Minimal working code and data is attached.
This looks reasonable, right?
For that data ('Difftest1.csv'), yes. However, when I apply it to simpler data ('Difftest2.csv') under gravity only, the second derivative should be flat, but I get crazy results:
I've tried a few different modifications to my polyfits (degree, centring and scaling), but none make a major difference here.
Is there a better fit function I could apply consistently for differentiation, when some of my data has a constant second derivative and some doesn't?
Thanks :)

Answers (1)

Star Strider
Star Strider on 13 May 2020
It’s difficult for me to follow your code.
Rather than using polyfit to smooth your data, I would use the smoothdata function (introduced in R2017a), specifically using the 'movmean' or 'sgolay' methods. (I believe the 'sgolay' method requires the Signal Processing Toolbox, although that is not in the smoothdata documentation.) Taking the derivative of a noisy signal amplifies the noise, so smooth it first.
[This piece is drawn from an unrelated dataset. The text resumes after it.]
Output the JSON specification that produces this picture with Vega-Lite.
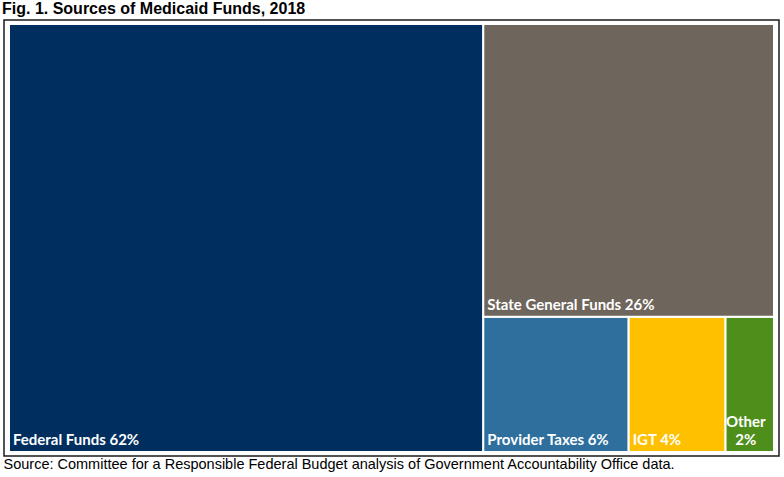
{
  "$schema": "https://vega.github.io/schema/vega-lite/v6.json",
  "width": 775,
  "height": 436,
  "autosize": {"type": "none"},
  "padding": {"left": 4, "top": 20, "right": 5, "bottom": 21},
  "background": "white",
  "title": {
    "text": "Fig. 1. Sources of Medicaid Funds, 2018",
    "anchor": "start",
    "font": "Liberation Sans",
    "fontSize": 16,
    "fontWeight": "bold",
    "color": "#000000",
    "baseline": "bottom",
    "offset": 2,
    "dx": -1,
    "dy": 15
  },
  "config": {
    "view": {"stroke": "#1a1a1a", "strokeWidth": 1.5}
  },
  "data": {
    "values": [
      {"source": "Federal Funds", "pct": 62, "column": "left", "block": "federal", "order": 1},
      {"source": "Provider Taxes", "pct": 6, "column": "right", "block": "bottom", "order": 2},
      {"source": "IGT", "pct": 4, "column": "right", "block": "bottom", "order": 3},
      {"source": "Other", "pct": 2, "column": "right", "block": "bottom", "order": 4},
      {"source": "State General Funds", "pct": 26, "column": "right", "block": "top", "order": 5}
    ]
  },
  "transform": [
    {"stack": "pct", "groupby": [], "sort": [{"field": "order"}], "as": ["g0", "g1"]},
    {"joinaggregate": [{"op": "min", "field": "g0", "as": "colStart"}, {"op": "sum", "field": "pct", "as": "colSum"}], "groupby": ["column"]},
    {"joinaggregate": [{"op": "min", "field": "g0", "as": "blockStart"}, {"op": "sum", "field": "pct", "as": "blockSum"}], "groupby": ["block"]},
    {"calculate": "datum.colStart + (datum.g0 - datum.blockStart) / datum.blockSum * datum.colSum", "as": "x0"},
    {"calculate": "datum.colStart + (datum.g1 - datum.blockStart) / datum.blockSum * datum.colSum", "as": "x1"},
    {"calculate": "(datum.blockStart - datum.colStart) / datum.colSum * 100", "as": "y0"},
    {"calculate": "(datum.blockStart - datum.colStart + datum.blockSum) / datum.colSum * 100", "as": "y1"},
    {"calculate": "(datum.x0 + datum.x1) / 2", "as": "xm"},
    {"calculate": "datum.source + ' ' + datum.pct + '%'", "as": "label"},
    {"calculate": "datum.source + '\\n' + datum.pct + '%'", "as": "label2"}
  ],
  "layer": [
    {
      "mark": {"type": "rect", "stroke": "white", "strokeWidth": 2},
      "encoding": {
        "x": {
          "field": "x0", "type": "quantitative",
          "scale": {"domain": [0, 100], "padding": 5, "nice": false, "zero": false},
          "axis": {
            "title": "Source: Committee for a Responsible Federal Budget analysis of Government Accountability Office data.",
            "domain": false, "ticks": false, "labels": false, "grid": false,
            "titleFont": "Liberation Sans", "titleFontSize": 14.5, "titleFontWeight": "normal",
            "titleColor": "#000000", "titleAlign": "left", "titleAnchor": "start",
            "titleX": -1, "titleY": 12, "titleBaseline": "alphabetic"
          }
        },
        "x2": {"field": "x1"},
        "y": {
          "field": "y0", "type": "quantitative",
          "scale": {"domain": [0, 100], "padding": 4, "nice": false, "zero": false},
          "axis": null
        },
        "y2": {"field": "y1"},
        "color": {
          "field": "source", "type": "nominal",
          "scale": {
            "domain": ["Federal Funds", "State General Funds", "Provider Taxes", "IGT", "Other"],
            "range": ["#002f5f", "#6e665c", "#2e6f9e", "#ffc000", "#4e8f1b"]
          },
          "legend": null
        }
      }
    },
    {
      "transform": [{"filter": "datum.source != 'Other'"}],
      "mark": {"type": "text", "align": "left", "baseline": "alphabetic", "dx": 4, "dy": -7, "font": "Lato", "fontSize": 15, "fontWeight": "bold", "color": "white"},
      "encoding": {
        "x": {"field": "x0", "type": "quantitative"},
        "y": {"field": "y0", "type": "quantitative"},
        "text": {"field": "label"}
      }
    },
    {
      "transform": [{"filter": "datum.source == 'Other'"}],
      "mark": {"type": "text", "align": "center", "baseline": "alphabetic", "dx": -4, "dy": -25, "lineBreak": "\n", "lineHeight": 18, "font": "Lato", "fontSize": 15, "fontWeight": "bold", "color": "white"},
      "encoding": {
        "x": {"field": "xm", "type": "quantitative"},
        "y": {"field": "y0", "type": "quantitative"},
        "text": {"field": "label2"}
      }
    }
  ]
}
Then, use the gradient function to take the numerical derivative.
  2 Comments
Frederick Wells
Frederick Wells on 19 May 2020
I have tried a few combinations of gradient(smoothdata(...)), with different methods etc.
The problem with smoothdata is that I always see artefacts approximately one window-length from each end. These translate into bigger and bigger issues on differentiation.
Eg. for
vCoM = gradient(smoothdata(yCoM,'lowess')).*framerate./1000; %measured vel of CoM (m/s)
vLQ = gradient(smoothdata(yLQ,'lowess')).*framerate./1000; %measured vel of lower quartile (m/s)
vUQ = gradient(smoothdata(yUQ,'lowess')).*framerate./1000; %measured vel of upper quartile (m/s)
aCoM = gradient(smoothdata(vCoM,'lowess')).*framerate./1000; %measured vel of CoM (m/s)
aLQ = gradient(smoothdata(vLQ,'lowess')).*framerate./1000; %measured vel of lower quartile (m/s)
aUQ = gradient(smoothdata(vUQ,'lowess')).*framerate./1000; %measured vel of upper quartile (m/s)
The acceleration plots should all be flat at -9.8.
They are relatively accurate numerically, but shape always seems to be distorted by smoothdata...
Star Strider
Star Strider on 19 May 2020
The smoothdata function is by definition a lowpass filter, using different methods to achieve the result. Filtering always removes details, so that may be what you are seeing. You can experiment with various frequency-selective filters (the Signal Processing Toolbox makes this relatively straightforward), or use wavelet denoising techniques (Wavelet Toolbox) although I do not have extensive experience with wavelets. Those may be preferable to smoothdata for what you are doing.